Huge numbers among Black voters in South Carolina gave Joe Biden his first primary victory -- and re-energized the question "why do so many Black voters back Biden?"
Back in January, I gave one partial answer to that question: many Black voters with moderate or conservative views who, absent Republican racism, might be Republican are Democrats because -- again -- Republican racism makes GOP affiliation a non-starter choice for them. Consequently, there is likely (and polling bears this out) a significant percentage of self-identified conservative Black people voting in Democratic primaries, and it shouldn't surprise that they'd find a candidate like Biden relatively appealing compared to other options. More liberal Black voters will find someone like Sanders more appealing (and so it isn't surprising that younger Black voters -- from an overall more liberal generational cohort -- also are far more likely to support Sanders).
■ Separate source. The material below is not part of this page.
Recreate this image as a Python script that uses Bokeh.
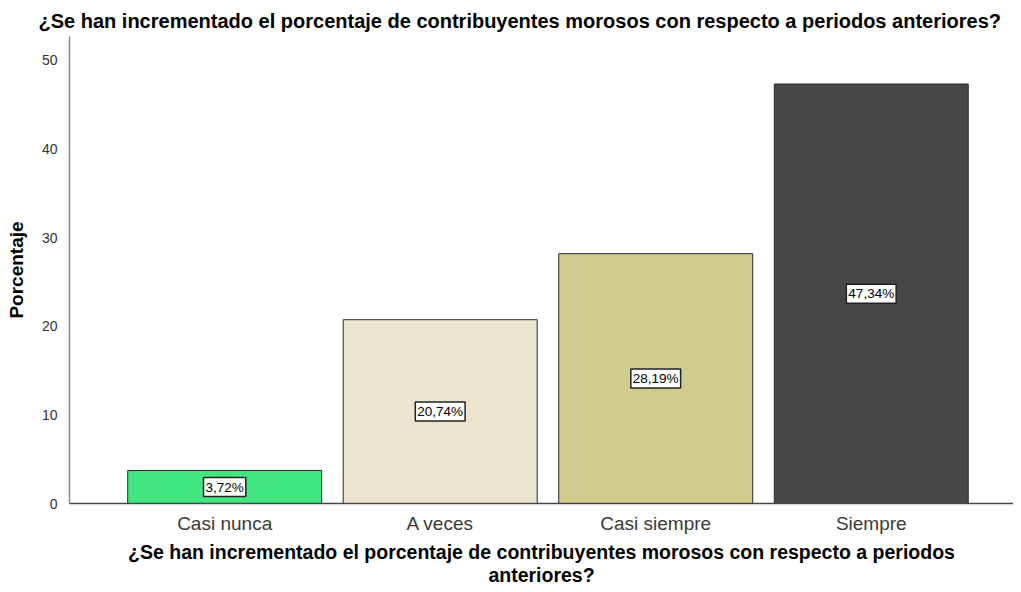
from bokeh.plotting import figure
from bokeh.models import Range1d, ColumnDataSource, FixedTicker, Title
from bokeh.core.properties import value
from bokeh.embed import file_html
from bokeh.resources import INLINE

categories = ["Casi nunca", "A veces", "Casi siempre", "Siempre"]
values = [3.72, 20.74, 28.19, 47.34]
colors = ["#42e580", "#ebe5d0", "#d0cb8f", "#464749"]
y_ticks = [0, 10, 20, 30, 40, 50]

title_text = "¿Se han incrementado el porcentaje de contribuyentes morosos con respecto a periodos anteriores?"
xlabel_lines = ["¿Se han incrementado el porcentaje de contribuyentes morosos con respecto a periodos",
                "anteriores?"]

idx = list(range(len(categories)))
src = ColumnDataSource(dict(
    x=idx,
    top=values,
    mid=[v / 2 for v in values],
    color=colors,
    lab=[f"{v:.2f}".replace(".", ",") + "%" for v in values],
))

FONT = "Liberation Sans"

p = figure(width=1013, height=584, output_backend="svg", toolbar_location=None,
           x_range=Range1d(-0.72, 3.66), y_range=Range1d(0, 52.7),
           min_border_left=69, min_border_right=0, min_border_top=36, min_border_bottom=81)
p.outline_line_color = None
p.grid.visible = False

p.vbar(x="x", top="top", bottom=0, width=0.9, source=src, fill_color="color",
       line_color="#2b2b2b", line_width=1)

p.text(x="x", y="mid", text="lab", source=src, text_align="center",
       text_baseline="middle", text_font=value(FONT), text_font_size="13.5px",
       text_color="#000000", background_fill_color="white",
       border_line_color="#222222", border_line_width=1.5, padding=2)

p.title.text = title_text
p.title.text_font = FONT
p.title.text_font_size = "20px"
p.title.text_font_style = "bold"
p.title.text_color = "#000000"
p.title.align = "left"
p.title.offset = -31
p.title.standoff = 9

xa = p.xaxis[0]
xa.ticker = FixedTicker(ticks=idx)
xa.major_label_overrides = {i: c for i, c in zip(idx, categories)}
xa.major_tick_line_color = None
xa.minor_tick_line_color = None
xa.major_label_text_font = FONT
xa.major_label_text_font_size = "19px"
xa.major_label_text_color = "#3a3a3a"
xa.major_label_standoff = 3
xa.axis_line_color = "#444444"
xa.axis_line_width = 1.5

# x-axis title (two lines) stacked below the axis
for i, line_text in enumerate(xlabel_lines):
    t = Title(text=line_text, align="center", offset=7, text_font=FONT,
              text_font_size="19.5px", text_font_style="bold", text_color="#000000",
              standoff=(4 if i == 0 else -6))
    p.add_layout(t, "below")

ya = p.yaxis[0]
ya.ticker = FixedTicker(ticks=y_ticks)
ya.major_tick_line_color = None
ya.minor_tick_line_color = None
ya.major_label_text_font = FONT
ya.major_label_text_font_size = "14px"
ya.major_label_text_color = "#333333"
ya.major_label_standoff = 6
ya.axis_line_color = "#8a8a8a"
ya.axis_line_width = 1.5
ya.axis_label = "Porcentaje"
ya.axis_label_text_font = FONT
ya.axis_label_text_font_size = "19px"
ya.axis_label_text_font_style = "bold"
ya.axis_label_text_color = "#000000"
ya.axis_label_standoff = 12

open("out.html", "w").write(file_html(p, INLINE))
Elie Mystal in The Nation offers another hypothesis today: Black voters -- and especially older Black voters who lived through Jim Crow -- know better than to trust that White people really will go for the sort of radical egalitarian politics that Bernie Sanders is putting out there. So even if they might find Sanders appealing in abstract, they're voting pragmatically based on their assessment of White American voter behavior.
I think Mystal's hypothesis (and to be clear, these accounts are not mutually exclusive) also dovetails with a related explanation: the distinction between those who think things can't get meaningfully worse and those who believe they can get much worse. One argument I've seen from some Sanders supporters is basically a claim of "why not try it?" They think things are so screwed up that even if Sanders represents a dice roll it's worthwhile. While sometimes this is framed as them understanding the "real stakes" of this election, to some extent this outlook is based on minimizing the stakes -- not between Sanders and Trump, but between Trump and anyone-not-Sanders. The differences between Trump and all other candidates are collapsed into being two species of very bad (to borrow from a great movie review, one outcome may be materially better than the other, but "only in the same way that dying from natural causes is preferable to crucifixion").
To that, some people -- and again, I can imagine those who've lived through Jim Crow being more prone to this sort of view -- would say you have no idea how bad things can get. The difference between Trump winning and losing -- to any Democrat -- are massive. The degree to which four more years of Trump would intensify human misery among the most vulnerable among us is almost impossible to imagine unless you've lived through something approximating it.
This connects to two different "lessons" I think left-of-center persons could draw from the 2016 election. One lesson is that moderation and safe choices don't win elections, so why not go big? What 2016 discredited was establishment liberalism and its conventional wisdom. Another lesson, though, is that anyone who acts as if there isn't a huge gap between the absolute worst and most compromised Democrat and a Republican is not facing reality. What 2016 discredited was anyone who thinks that the differences between the parties are scant enough so that it ultimately doesn't really matter if Donald Trump is put into office as against establishment alternatives.
It's the difference, ultimately, between people who genuinely feel as if they have nothing to lose, versus people who feel like they know exactly how terrible things could get if they do lose. Different outlooks, and I'm not saying one is better than the other. And of course, there are plenty of supporters of both campaigns that do so for reasons that have nothing to do with this logic -- for example, they think Sanders is the safer pick against Trump (I've found this somewhat persuasive myself, actually!). But I think something like this debate is probably part of what's distinguishing at least some Biden versus Bernie backers.